Как ни парадоксально это прозвучит, но религия может и негативно влиять на мораль. Иногда религия выступает не как источник нравственности, а как замена нравственности. Человек грешит, но, посещая церковь, думает, что он лучше, чем есть на самом деле. Неверующий же остается со своими грехами наедине, у него нет легкого способа их нивелировать.

– Существует, например, определенный набор православных этических максим. При этом часть опрошенного вами духовенства Русской Православной Церкви (РПЦ) почему-то не дает ожидаемых ответов на вопросы, касающиеся морали. Скажем, лишь 93% опрошенных однозначно осудили аборты. А что же остальные?

– Духовенство РПЦ, как выяснилось, отвечает «не знаю» на все мыслимые вопросы чаще, чем даже наименее культурные и образованные слои российского общества. Здесь работает психологический фактор: духовенство боится самостоятельности, нестереотипных ответов. Исследование, которое мы провели совместно с профессором Каариайненом, в нашем новом сборнике дополняет статья Николая Митрохина. Он отмечает, что для РПЦ характерен бюрократический тип карьеры. На поверхность поднимаются скромные, исполнительные «парни с рабочих окраин», люди молчалинского типа, склонные к полному подчинению начальству.

– В книге вы анализируете религиозность трех элит: политической, экономической и «элиты СМИ». И получается, что журналисты – самые религиозные. С чем это связано?

– Среди журналистов больше интеллигенции, которой свойственно задумываться над смыслом жизни, мировоззренческими вопросами. При этом религиозность «элиты СМИ» менее формальна, чем религиозность политиков и бизнесменов.

Впрочем, если бы нам удалось расширить список опрашиваемых элит, журналисты едва ли оказались бы самыми религиозными. Артистическая, художественная элита опередила бы их.

– В статье, посвященной религиозности в России на рубеже веков, приводятся примечательные цифры, отражающие отношение россиян к исламу. В период с 1996 по 2006 год здесь не обнаруживается заметных колебаний.
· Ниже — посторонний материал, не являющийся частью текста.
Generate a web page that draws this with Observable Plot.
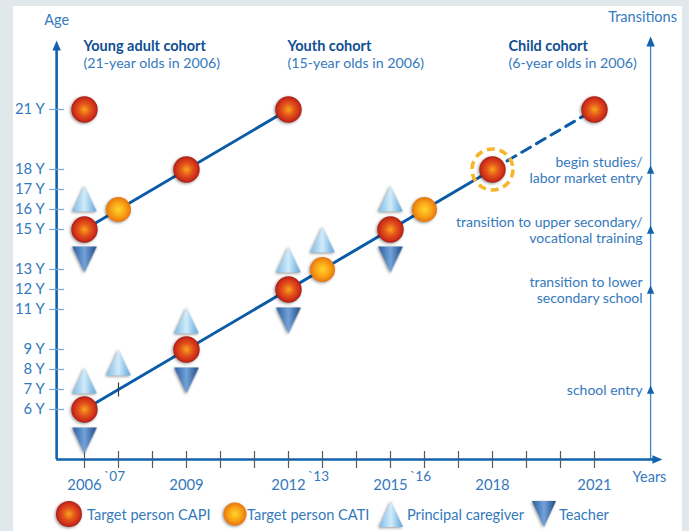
<!DOCTYPE html>
<html>
<head>
<meta charset="utf-8">
<script src="https://cdn.jsdelivr.net/npm/d3@7"></script>
<script src="https://cdn.jsdelivr.net/npm/@observablehq/plot@0.6"></script>
<style>
  html, body { margin: 0; padding: 0; }
  body { width: 689px; height: 531px; background: #e1e8ec; position: relative; overflow: hidden; font-family: Lato, "Open Sans", sans-serif; }
  #panel { position: absolute; left: 13px; top: 6px; width: 669px; height: 530px; background: #ffffff; }
  #chart { position: absolute; left: 0; top: 0; width: 689px; }
  .sh { filter: drop-shadow(-1px 1.5px 1.6px rgba(0,0,0,0.42)); }
  #legend { position: relative; width: 689px; height: 34px; }
  .item { position: absolute; top: 0; height: 34px; display: flex; align-items: center; color: #3479bd; font-size: 14.6px; }
  .item svg { overflow: visible; }
</style>
</head>
<body>
<svg width="0" height="0" style="position:absolute">
  <defs>
    <radialGradient id="gCapi" cx="50%" cy="50%" r="50%">
      <stop offset="0" stop-color="#f8a51c"/>
      <stop offset="0.45" stop-color="#e4561b"/>
      <stop offset="0.85" stop-color="#cc2c18"/>
      <stop offset="1" stop-color="#a61f19"/>
    </radialGradient>
    <radialGradient id="gCati" cx="50%" cy="50%" r="50%">
      <stop offset="0" stop-color="#ffd52c"/>
      <stop offset="0.55" stop-color="#f9a516"/>
      <stop offset="1" stop-color="#e9760e"/>
    </radialGradient>
    <linearGradient id="gCare" x1="0" y1="0" x2="1" y2="0">
      <stop offset="0" stop-color="#7cbce8"/>
      <stop offset="0.5" stop-color="#d2ecfa"/>
      <stop offset="1" stop-color="#5ca5db"/>
    </linearGradient>
    <linearGradient id="gTeach" x1="0" y1="0" x2="1" y2="0">
      <stop offset="0" stop-color="#2b5c9f"/>
      <stop offset="0.5" stop-color="#73a3d8"/>
      <stop offset="1" stop-color="#1d4886"/>
    </linearGradient>
  </defs>
</svg>
<div id="panel"></div>
<div id="chart"></div>
<script>
// ---------- data ----------
const ageTicks = [6, 7, 8, 9, 11, 12, 13, 15, 16, 17, 18, 21];
const yearTicks = [2006, 2007, 2008, 2009, 2010, 2011, 2012, 2013, 2014, 2015, 2016, 2017, 2018, 2019, 2020, 2021];
const majorYearLabels = [2006, 2009, 2012, 2015, 2018, 2021];
const minorYearPositions = [2007, 2013, 2016];
const minorYearLabels = ["`07", "`13", "`16"];

const capiYears = [2006, 2006, 2009, 2012, 2006, 2009, 2012, 2015, 2018, 2021];
const capiAges  = [21, 15, 18, 21, 6, 9, 12, 15, 18, 21];
const catiYears = [2007, 2013, 2016];
const catiAges  = [16, 13, 16];
const caregiverYears = [2006, 2006, 2007, 2009, 2012, 2013, 2015];
const caregiverAges  = [16.55, 7.45, 8.35, 10.45, 13.5, 14.5, 16.55];
const teacherYears = [2006, 2006, 2009, 2012, 2015];
const teacherAges  = [13.5, 4.45, 7.45, 10.45, 13.5];

const youthLineYears = [2006, 2012];
const youthLineAges  = [15, 21];
const childLineYears = [2006, 2018];
const childLineAges  = [6, 18];
const childProjYears = [2018, 2021];
const childProjAges  = [18, 21];
const highlightYears = [2018];
const highlightAges  = [18];
const phoneTickYears = [2007];
const phoneTickAges  = [7];

const cohortNames = ["Young adult cohort", "Youth cohort", "Child cohort"];
const cohortNotes = ["(21-year olds in 2006)", "(15-year olds in 2006)", "(6-year olds in 2006)"];
const cohortYears = [2006, 2012, 2018.5];

const transitionAges = [18, 15, 12, 7];
const transitionLabels = ["begin studies/\nlabor market entry", "transition to upper secondary/\nvocational training", "transition to lower\nsecondary school", "school entry"];

// axis geometry (in data units)
const leftAxisYear = 2005.18;
const rightAxisYear = 2022.65;
const xAxisEndYear = 2022.85;
const baseAge = 3.5;
const leftAxisTopAge = 24.2;
const rightAxisTopAge = 24.4;
const titleAge = 24.15;
const noteAge = 23.3;

// ---------- helpers ----------
const pts = (xs, ys) => xs.map((x, i) => ({x, y: ys[i]}));
function tri(wr, hr, down) {
  return {draw(ctx, size) {
    const r = Math.sqrt(size / Math.PI), w = r * wr, h = r * hr, s = down ? -1 : 1;
    ctx.moveTo(0, -s * h / 2); ctx.lineTo(w / 2, s * h / 2); ctx.lineTo(-w / 2, s * h / 2); ctx.closePath();
  }};
}
const hline = {draw(ctx, size) { const r = Math.sqrt(size / Math.PI); ctx.moveTo(-r, 0); ctx.lineTo(r, 0); }};
const vline = {draw(ctx, size) { const r = Math.sqrt(size / Math.PI); ctx.moveTo(0, -r); ctx.lineTo(0, r); }};
const triUp = tri(1.9, 2.0, false);
const triDown = tri(1.9, 2.0, true);
const arrowUp = tri(1.7, 2.0, false);
const arrowRight = {draw(ctx, size) { const r = Math.sqrt(size / Math.PI); ctx.moveTo(r, 0); ctx.lineTo(-r, -0.85 * r); ctx.lineTo(-r, 0.85 * r); ctx.closePath(); }};

const axisColor = "#1262ad";
const labelColor = "#3479bd";
const lineColor = "#0b5ba8";

const chart = Plot.plot({
  width: 689,
  height: 497,
  x: {domain: [2006, 2021], range: [84, 594], axis: null},
  y: {domain: [6, 21], range: [409, 109], axis: null},
  style: {fontFamily: "Lato, 'Open Sans', sans-serif", background: "transparent", overflow: "visible"},
  marks: [
    // axes
    Plot.ruleX([leftAxisYear], {x: d => d, y1: () => baseAge, y2: () => leftAxisTopAge, stroke: axisColor, strokeWidth: 2.6}),
    Plot.ruleX([rightAxisYear], {x: d => d, y1: () => baseAge, y2: () => rightAxisTopAge, stroke: "#3f85c8", strokeWidth: 1.3}),
    Plot.ruleY([baseAge], {y: d => d, x1: () => leftAxisYear, x2: () => xAxisEndYear, stroke: axisColor, strokeWidth: 2.6}),
    Plot.dot([leftAxisYear], {x: d => d, y: () => leftAxisTopAge, symbol: arrowUp, r: 5, fill: axisColor}),
    Plot.dot([rightAxisYear], {x: d => d, y: () => rightAxisTopAge, symbol: arrowUp, r: 5, fill: axisColor}),
    Plot.dot([xAxisEndYear], {x: d => d, y: () => baseAge, symbol: arrowRight, r: 5, fill: axisColor}),
    Plot.dot(transitionAges, {x: () => rightAxisYear, y: d => d, symbol: arrowUp, r: 4.3, fill: axisColor}),
    // ticks
    Plot.dot(ageTicks, {x: () => leftAxisYear, y: d => d, symbol: hline, r: 7.5, stroke: "#7ea9d3", strokeWidth: 1.3}),
    Plot.dot(yearTicks, {x: d => d, y: () => baseAge, symbol: vline, r: 8.5, stroke: "#555b63", strokeWidth: 1.2}),
    // tick labels
    Plot.text(ageTicks, {x: () => leftAxisYear, y: d => d, text: d => `${d} Y`, textAnchor: "end", dx: -12, fontSize: 14.8, fill: labelColor}),
    Plot.text(majorYearLabels, {x: d => d, y: () => baseAge, text: d => `${d}`, dy: 26, fontSize: 14.8, fill: labelColor}),
    Plot.text(minorYearLabels, {x: (d, i) => minorYearPositions[i], y: () => baseAge, text: d => d, dx: -4, dy: 17, fontSize: 13.5, fill: labelColor}),
    Plot.text(["Years"], {x: () => xAxisEndYear, y: () => baseAge, text: d => d, textAnchor: "end", dx: 9, dy: 18, fontSize: 14.5, fill: labelColor}),
    Plot.text(["Age"], {x: () => leftAxisYear, y: () => leftAxisTopAge, text: d => d, dy: -25, fontSize: 14.5, fill: labelColor}),
    Plot.text(["Transitions"], {x: () => rightAxisYear, y: () => rightAxisTopAge, text: d => d, dx: -8, dy: -24, fontSize: 14.5, fill: labelColor}),
    // transition labels
    Plot.text(transitionLabels, {x: () => rightAxisYear, y: (d, i) => transitionAges[i], text: d => d, textAnchor: "end", dx: -8, lineHeight: 1.18, fontSize: 14, fill: labelColor}),
    // cohort headers
    Plot.text(cohortNames, {x: (d, i) => cohortYears[i], y: () => titleAge, text: d => d, textAnchor: "start", dx: -1, fontSize: 14.5, fontWeight: "bold", fill: "#0f4f92"}),
    Plot.text(cohortNotes, {x: (d, i) => cohortYears[i], y: () => noteAge, text: d => d, textAnchor: "start", dx: -1, fontSize: 14.2, fill: labelColor}),
    // cohort lines
    Plot.line(pts(youthLineYears, youthLineAges), {x: "x", y: "y", stroke: lineColor, strokeWidth: 3}),
    Plot.line(pts(childLineYears, childLineAges), {x: "x", y: "y", stroke: lineColor, strokeWidth: 3}),
    Plot.line(pts(childProjYears, childProjAges), {x: "x", y: "y", stroke: lineColor, strokeWidth: 3, strokeDasharray: "10 7"}),
    Plot.dot(pts(phoneTickYears, phoneTickAges), {x: "x", y: "y", symbol: vline, r: 7, stroke: "#333a44", strokeWidth: 1.2}),
    // highlight ring
    Plot.dot(pts(highlightYears, highlightAges), {x: "x", y: "y", r: 20.5, fill: "white", fillOpacity: 0, stroke: "#f7b52a", strokeWidth: 3.6, strokeDasharray: "8 4.9"}),
    // survey points
    Plot.dot(pts(caregiverYears, caregiverAges), {x: "x", y: "y", symbol: triUp, r: 13, fill: "url(#gCare)", className: "sh"}),
    Plot.dot(pts(teacherYears, teacherAges), {x: "x", y: "y", symbol: triDown, r: 13, fill: "url(#gTeach)", className: "sh"}),
    Plot.dot(pts(catiYears, catiAges), {x: "x", y: "y", r: 12.5, fill: "url(#gCati)", className: "sh"}),
    Plot.dot(pts(capiYears, capiAges), {x: "x", y: "y", r: 13.2, fill: "url(#gCapi)", className: "sh"})
  ]
});
document.getElementById("chart").appendChild(chart);

// ---------- legend ----------
const legendItems = [
  {label: "Target person CAPI", icon: '<circle r="13" fill="url(#gCapi)"/>', iconLeft: 55, textLeft: 87},
  {label: "Target person CATI", icon: '<circle r="11.5" fill="url(#gCati)"/>', iconLeft: 221, textLeft: 247},
  {label: "Principal caregiver", icon: '<path d="M0,-13L12,13L-12,13Z" fill="url(#gCare)"/>', iconLeft: 377, textLeft: 407},
  {label: "Teacher", icon: '<path d="M0,13L12,-13L-12,-13Z" fill="url(#gTeach)"/>', iconLeft: 530, textLeft: 559}
];
const legend = document.createElement("div");
legend.id = "legend";
for (const it of legendItems) {
  const ic = document.createElement("div");
  ic.className = "item";
  ic.style.left = it.iconLeft + "px";
  ic.innerHTML = `<svg width="28" height="28" viewBox="-14 -14 28 28"><g class="sh">${it.icon}</g></svg>`;
  legend.appendChild(ic);
  const tx = document.createElement("div");
  tx.className = "item";
  tx.style.left = it.textLeft + "px";
  tx.textContent = it.label;
  legend.appendChild(tx);
}
document.getElementById("chart").appendChild(legend);
</script>
</body>
</html>
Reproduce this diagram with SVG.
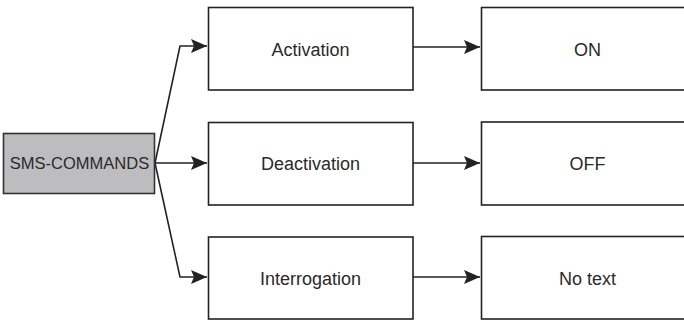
<svg xmlns="http://www.w3.org/2000/svg" width="684" height="320" viewBox="0 0 684 320">
<style>
.box{fill:#ffffff;stroke:#222222;stroke-width:1.6}
.root{fill:#bdbdc0;stroke:#333333;stroke-width:1.6}
.lbl{font-family:"Liberation Sans",Arial,sans-serif;font-size:18px;fill:#2a2a2a;text-anchor:middle}
.conn{fill:none;stroke:#222222;stroke-width:1.6}
</style>
<defs>
<marker id="ah" viewBox="0 0 16 14" refX="16" refY="7" markerWidth="16" markerHeight="14" markerUnits="userSpaceOnUse" orient="auto">
<path d="M0,0 L16,7 L0,14 L3,7 Z" fill="#222222"/>
</marker>
</defs>
<rect width="684" height="320" fill="#ffffff"/>
<g id="connectors">
<polyline class="conn" points="155,163 180,46 207,46" marker-end="url(#ah)"/>
<line class="conn" x1="155" y1="163" x2="207" y2="163" marker-end="url(#ah)"/>
<polyline class="conn" points="155,163 180,277 207,277" marker-end="url(#ah)"/>
<line class="conn" x1="413" y1="47" x2="480" y2="47" marker-end="url(#ah)"/>
<line class="conn" x1="413" y1="163" x2="480" y2="163" marker-end="url(#ah)"/>
<line class="conn" x1="413" y1="277" x2="480" y2="277" marker-end="url(#ah)"/>
</g>
<g id="sms-commands">
<rect class="root" x="3.5" y="133.5" width="151" height="60"/>
<text class="lbl" x="79.5" y="169" style="font-size:16.5px">SMS-COMMANDS</text>
</g>
<g id="activation">
<rect class="box" x="208.5" y="7.5" width="204.5" height="82.5"/>
<text class="lbl" x="310.5" y="55.5">Activation</text>
</g>
<g id="deactivation">
<rect class="box" x="208.5" y="122.5" width="204.5" height="82.5"/>
<text class="lbl" x="310.5" y="170">Deactivation</text>
</g>
<g id="interrogation">
<rect class="box" x="208.5" y="237" width="204.5" height="82"/>
<text class="lbl" x="310.5" y="284.5">Interrogation</text>
</g>
<g id="on">
<rect class="box" x="481.5" y="7.5" width="215" height="82.5"/>
<text class="lbl" x="587.5" y="55.5">ON</text>
</g>
<g id="off">
<rect class="box" x="481.5" y="122" width="215" height="83"/>
<text class="lbl" x="587.5" y="170">OFF</text>
</g>
<g id="no-text">
<rect class="box" x="481.5" y="236.5" width="215" height="82.5"/>
<text class="lbl" x="587.5" y="284.5">No text</text>
</g>
</svg>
Означает ли это, что война в Чечне, теракт 11 сентября, захват заложников в Беслане и на Дубровке не повлияли на восприятие ислама и мусульман в России?

– Именно так, на массовое сознание эти события не оказали существенного воздействия. Чем это объяснить? Мне кажется, речь идет о толерантности, восходящей своими корнями к имперским временам. Сегодня, по сути, воспроизводится имперская картина мира, в рамках которой у таких религий, как ислам или иудаизм, в России было свое скромное место. Нетолерантность же относится ко всему новому, к тому, что может эту картину мира разрушить.